What are some potential levels if that does happen? My belief is it will be hard to get back to S&P 666 again - we literally were talking of nationalizing the entire US banking system... but all lows are tested eventually. An extremely bullish condition would be to break down later in the year (whether that be in 2 weeks, 2 months, or 2 quarters) but not get all the way to S&P 666 - I am looking at S&P 740 myself (highlighted in aqua above). If we bounced there that would give us a higher low and the seeds would be there for a true bottom to be put in place. That's my roadmap on how things might happen later in the year but knowing when is impossible. Of course another probability is we get all the way back to S&P 666 and then bounce from there - that would also be construed as bullish (double bottom)... and the bearish outcome is we get back to 666 and then break it, which means we start the whole cycle again - an oversold bounce, consolidating and then a retest of the new lower level (wherever it may be) in 2010.

I'm not a fibonacci guy myself, but again I have to respect the fact so many people use it - there are basically 3 levels (from my understanding) of pullbacks. You take the length of the move (in this case S&P 666 to S&P 930, assuming we go no higher) = 264 points. Then you say we give back 33%, 50%, or 67% of that move. Which would work out like this

  1. 33% = S&P 843
  2. 50% = S&P 798
  3. 67% = S&P 753

The latter one is interesting to me, because it sort of fits in with my finger in the air call for a potential pullback to S&P 740. But what I love about fibonacci guys is they always give themselves 3 outs... if its a minor pullback they can say clearly a 33% pullback, and if its moderate they can say clearly a 50% pullback and if its a major pullback called it! 67% pullback ;)

EDIT 1PM: Looks like the Fib retracement levels are 38.2%, 50%, 61.8% so #1 above is instead is S&P 830 and #3 is 767 (you can see how often I use this... ahem, thanks for the correction Bill)

So that's all downside... to the upside the very obvious 200 day moving average awaits us - around S&P 970 and falling by the day. If we get above that, it would make little sense to me from a valuation standpoint but the squiggly line folks would be gasping in excitement and HAL9000s across the country would be sent it to buy the market. But I will still say that just sets us up for an even greater fall because all lows are eventually tested... the higher we go, the longer we have to fall to do any sort of retest.

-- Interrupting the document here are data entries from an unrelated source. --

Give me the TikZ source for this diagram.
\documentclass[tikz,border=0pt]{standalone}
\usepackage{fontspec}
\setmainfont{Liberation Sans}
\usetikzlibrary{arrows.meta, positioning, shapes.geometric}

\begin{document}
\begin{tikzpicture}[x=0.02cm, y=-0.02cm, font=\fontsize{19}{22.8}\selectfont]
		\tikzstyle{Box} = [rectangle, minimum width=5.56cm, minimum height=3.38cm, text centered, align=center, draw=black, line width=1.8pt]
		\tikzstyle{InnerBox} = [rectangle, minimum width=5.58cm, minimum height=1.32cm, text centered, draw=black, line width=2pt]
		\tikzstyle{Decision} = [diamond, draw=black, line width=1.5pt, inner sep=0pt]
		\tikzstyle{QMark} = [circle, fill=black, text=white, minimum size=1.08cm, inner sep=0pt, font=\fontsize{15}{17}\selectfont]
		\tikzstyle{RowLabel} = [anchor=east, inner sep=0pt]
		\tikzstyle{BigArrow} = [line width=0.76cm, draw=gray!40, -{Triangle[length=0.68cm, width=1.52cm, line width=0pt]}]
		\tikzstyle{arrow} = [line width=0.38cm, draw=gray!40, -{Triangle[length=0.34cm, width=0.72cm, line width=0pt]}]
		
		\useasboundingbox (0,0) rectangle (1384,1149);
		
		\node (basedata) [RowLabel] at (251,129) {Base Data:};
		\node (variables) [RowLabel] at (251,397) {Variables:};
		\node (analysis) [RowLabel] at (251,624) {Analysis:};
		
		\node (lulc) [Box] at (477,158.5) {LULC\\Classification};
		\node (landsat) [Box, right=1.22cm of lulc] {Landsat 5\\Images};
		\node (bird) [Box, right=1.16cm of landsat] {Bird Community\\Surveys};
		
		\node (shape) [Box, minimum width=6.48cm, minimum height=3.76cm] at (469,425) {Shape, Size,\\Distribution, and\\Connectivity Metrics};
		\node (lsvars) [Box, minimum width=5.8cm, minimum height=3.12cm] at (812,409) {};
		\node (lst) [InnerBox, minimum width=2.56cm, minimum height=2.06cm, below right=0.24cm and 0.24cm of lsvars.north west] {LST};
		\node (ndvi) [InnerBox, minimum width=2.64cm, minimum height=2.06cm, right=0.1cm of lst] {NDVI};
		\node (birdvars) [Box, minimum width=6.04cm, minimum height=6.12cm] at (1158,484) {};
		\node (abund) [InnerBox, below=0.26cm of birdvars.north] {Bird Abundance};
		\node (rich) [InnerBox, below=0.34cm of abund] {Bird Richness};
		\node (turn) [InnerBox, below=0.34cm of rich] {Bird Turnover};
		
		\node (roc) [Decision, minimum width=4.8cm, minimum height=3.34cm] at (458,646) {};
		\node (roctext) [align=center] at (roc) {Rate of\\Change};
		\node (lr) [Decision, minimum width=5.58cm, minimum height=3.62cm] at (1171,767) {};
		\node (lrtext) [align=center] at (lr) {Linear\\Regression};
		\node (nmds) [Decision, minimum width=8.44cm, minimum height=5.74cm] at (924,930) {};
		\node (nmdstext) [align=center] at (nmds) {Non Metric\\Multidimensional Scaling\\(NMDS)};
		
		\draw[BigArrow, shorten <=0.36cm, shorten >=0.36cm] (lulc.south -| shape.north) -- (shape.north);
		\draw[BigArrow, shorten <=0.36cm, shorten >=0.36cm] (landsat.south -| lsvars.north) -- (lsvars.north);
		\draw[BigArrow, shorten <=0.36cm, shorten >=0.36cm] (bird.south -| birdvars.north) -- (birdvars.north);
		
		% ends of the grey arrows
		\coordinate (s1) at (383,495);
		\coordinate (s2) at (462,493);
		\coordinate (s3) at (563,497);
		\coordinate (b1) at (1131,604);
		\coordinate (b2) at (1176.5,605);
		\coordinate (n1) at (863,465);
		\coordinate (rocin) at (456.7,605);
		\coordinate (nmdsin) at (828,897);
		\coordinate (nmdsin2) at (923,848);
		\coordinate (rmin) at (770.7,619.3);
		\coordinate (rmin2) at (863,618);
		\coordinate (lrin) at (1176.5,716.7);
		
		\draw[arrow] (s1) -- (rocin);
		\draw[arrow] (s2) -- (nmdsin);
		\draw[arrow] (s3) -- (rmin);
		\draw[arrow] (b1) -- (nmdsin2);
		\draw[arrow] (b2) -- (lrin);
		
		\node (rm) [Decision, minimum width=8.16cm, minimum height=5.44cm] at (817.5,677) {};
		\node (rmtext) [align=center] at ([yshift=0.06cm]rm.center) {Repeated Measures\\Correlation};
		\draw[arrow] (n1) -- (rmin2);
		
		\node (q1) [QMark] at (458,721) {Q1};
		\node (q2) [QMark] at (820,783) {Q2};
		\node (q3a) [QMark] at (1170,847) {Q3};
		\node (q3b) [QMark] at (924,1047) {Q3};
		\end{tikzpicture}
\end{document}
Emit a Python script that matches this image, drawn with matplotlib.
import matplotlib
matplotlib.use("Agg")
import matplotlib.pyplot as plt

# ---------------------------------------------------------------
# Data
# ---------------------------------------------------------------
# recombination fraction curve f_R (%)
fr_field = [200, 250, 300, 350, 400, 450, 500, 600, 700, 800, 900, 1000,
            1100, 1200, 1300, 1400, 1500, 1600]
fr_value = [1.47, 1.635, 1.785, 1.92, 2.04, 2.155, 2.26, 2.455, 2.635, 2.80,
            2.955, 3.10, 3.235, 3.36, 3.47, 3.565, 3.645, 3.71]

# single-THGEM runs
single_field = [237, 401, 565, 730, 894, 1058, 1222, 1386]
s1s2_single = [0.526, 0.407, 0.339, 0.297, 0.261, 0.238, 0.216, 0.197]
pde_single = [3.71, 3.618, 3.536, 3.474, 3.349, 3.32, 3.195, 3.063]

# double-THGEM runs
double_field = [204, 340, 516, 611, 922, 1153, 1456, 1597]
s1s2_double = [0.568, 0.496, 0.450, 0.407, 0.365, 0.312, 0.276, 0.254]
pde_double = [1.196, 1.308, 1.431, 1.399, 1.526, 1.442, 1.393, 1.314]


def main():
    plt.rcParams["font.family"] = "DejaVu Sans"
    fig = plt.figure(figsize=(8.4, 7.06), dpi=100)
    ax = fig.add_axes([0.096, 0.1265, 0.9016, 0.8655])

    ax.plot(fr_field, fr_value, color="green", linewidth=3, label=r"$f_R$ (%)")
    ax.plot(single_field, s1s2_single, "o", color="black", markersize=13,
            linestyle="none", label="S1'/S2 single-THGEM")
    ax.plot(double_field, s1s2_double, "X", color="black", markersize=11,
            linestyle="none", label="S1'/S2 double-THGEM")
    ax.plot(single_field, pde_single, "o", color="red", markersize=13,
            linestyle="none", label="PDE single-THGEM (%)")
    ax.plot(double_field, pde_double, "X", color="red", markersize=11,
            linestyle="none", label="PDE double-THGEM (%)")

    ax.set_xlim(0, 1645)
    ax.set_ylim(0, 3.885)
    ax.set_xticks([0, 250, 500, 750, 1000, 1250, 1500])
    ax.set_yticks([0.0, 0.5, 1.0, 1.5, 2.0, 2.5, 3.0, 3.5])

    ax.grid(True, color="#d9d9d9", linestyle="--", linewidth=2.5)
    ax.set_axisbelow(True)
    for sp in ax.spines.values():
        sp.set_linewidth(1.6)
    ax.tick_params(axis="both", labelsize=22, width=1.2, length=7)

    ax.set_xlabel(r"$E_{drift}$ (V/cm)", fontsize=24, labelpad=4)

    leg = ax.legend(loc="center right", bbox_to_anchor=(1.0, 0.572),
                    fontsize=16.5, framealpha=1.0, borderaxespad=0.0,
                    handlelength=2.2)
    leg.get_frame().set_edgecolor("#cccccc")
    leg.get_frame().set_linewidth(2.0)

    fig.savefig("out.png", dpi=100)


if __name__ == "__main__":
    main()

None of this has to do with the economy, or fundamentals, or company specific traits - but right now the squiggly lines seem to dominate trading so that's my view and roadmap from 40,000 feet. Don't mistake my buying for any bullish connotation... I'm still only 50% long and willing to switch on a dime. While I believe I own a lot of solid companies, the individual company metrics mean nothing if we return to a time of fear, famine and pestilence. We've found that out multiple times the past year and a half.

Long story short, this S&P 875-880 level and the behavior around it will be going a long way in shaping my portfolio one way or the other in the coming days / weeks. And of course if we look at the other indexes - especially NASDAQ - we see further advanced testing going on of longer term moving averages.